この場所は、先日の日曜日草刈りした場所である。その時かなり地際で刈り込んでいたし、もちろんその時も気が付かなかったので、およそ5日ほどでこれほど伸びたようだ。こちらもツマグロヒョウモンと同じく、涼しくなるのを待ちかねて・・・という様子だった。

我々も、涼しくなるのを待ちかねていたので、遅れていた秋の作業に本腰を入れねば。

好き嫌い

植物を育て始めた頃は、病気や害虫が発生すると、とても焦って恐れたものだ。初心者の時には原因もわからず、害虫の種類もよくわかっていないので仕方がないのだが。

それが長年育てることで少しずつでも病気や害虫のことがわかるようになってきてあまり慌てなくなる。「そろそろ出てくるかな」という予想も結構当たる。当たらない夏の天気予報よりも確率は高いと思う。

それでも、油断していると思わぬ被害を受けることがある。

今年の夏はあまりに気温が高く、日射も強かったので、葉が柔らかくてすぐに乾いてしまうフルーツセイジを日陰に置いていた。暑さ自体には相当強いので、少々水が切れようと日向に置いておけばよかったのだが、例年よりも葉が柔らかく育ってしまったのだろう。気がつくと一気にベニフキノメイガの幼虫の餌食になっていた。

ベニフキノメイガの幼虫は結構すばしっこいし、糸の中に隠れているので、丁寧に取り除くのは結構面倒だが仕方がない。

でもこれが、初心者の頃だったら手前に置いてあるスイートバイオレットの苗の心配もしてしまったことだろう。「これにも移ってしまうんじゃないか」と、不安になったに違いない。

だが幸いに、ベニフキノメイガはシソ科専門。隣がローズマリーやタイムなら危ないが、スミレはお好みではない。隣にあってもまったくOKだ。そのかわり、もう少ししたら必ずと言ってもいいほど現れるツマグロヒョウモンの幼虫の出現に目を光らせる必要はある。

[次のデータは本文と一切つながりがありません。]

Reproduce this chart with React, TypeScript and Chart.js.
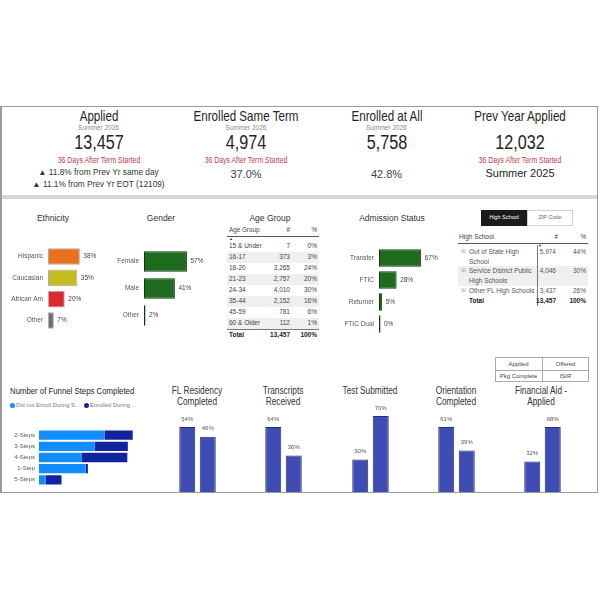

また、この時期よく見かけるのがスズメガの幼虫(ベニスズメ?)。例年は、ビニールハウスの周囲に生えるヤブガラシによく付いていて草取りをしている時にびっくりすることがあるのだが、今年は日陰を作ろうと企んでいるブドウの葉にもしっかりつき始めた。

ここで育てているハーブにはブドウの仲間はないので、気にする必要はないのだが、このブドウは来年に向けてしっかり株を充実させたいから退去してもらう。

とりあえず外のヤブガラシに移動してもらった。ヤブガラシならいくら食べてもらっても構わない。というか、食べ尽くしてもらうと助かるぐらいだ。

ラベンダーに絡みつくヤブガラシ。蒸れに弱いラベンダーにとってはあまりよくない

ヤブガラシに移動して、しばらく観察していたが、あまりお気に召さない様子だ。

柑橘の葉を食べるアゲハの幼虫も、柑橘の種類が違うと嫌がると聞く。この辺も好き嫌いやこだわりがあるのだろうか。それとも食草自体が違う別の種類だろうか。昆虫は難しい。